Don't forget, coaches aren't just watching you for your current skills, they are also looking to see if you have the potential to grow. And they are keeping an eye out for how well you work with others, too.
No coach wants a diva, crybaby, whiner, or Miss Bossy joining the squad
and ruining all the fun for everyone. You might have great skills but if
you have a lousy attitude it will definitely count against you!
Some schools will ask you to answer interview or essay questions.

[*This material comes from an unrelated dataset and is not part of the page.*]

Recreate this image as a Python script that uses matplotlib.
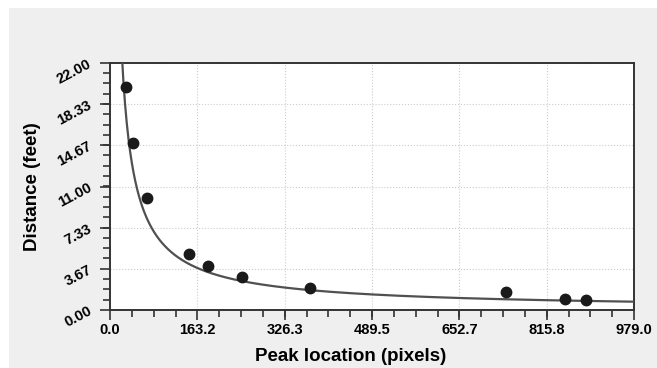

Some examples of those are:
In what ways would you be a good leader?
What is the role of a good cheerleader? What
characteristics should (s)he possess?
If you were asked to try something new but weren't sure if you could do
it, what would you do?
What are your strengths as a cheerleader? (Tumbling, stunting, dancing,
jumping, crowd leading, dedication, positive attitude, kindness,
well under pressure)
What skills do you most hope to improve this year? (Tumbling, stunting,
dancing, jumping, crowd leading etc)
Cheerleaders are school ambassadors to the community. They also boost
school and team spirit. Which one do you think is most important?
As a cheerleader, you should be proud of your school and community and
ready to bring them together through volunteer work and other acts of
goodwill. What community volunteer work would you suggest the
cheerleaders do this year?
Do you have any thoughts on pep rally themes and activities to use
during the next season?
What other spirit-boosting ideas do you have?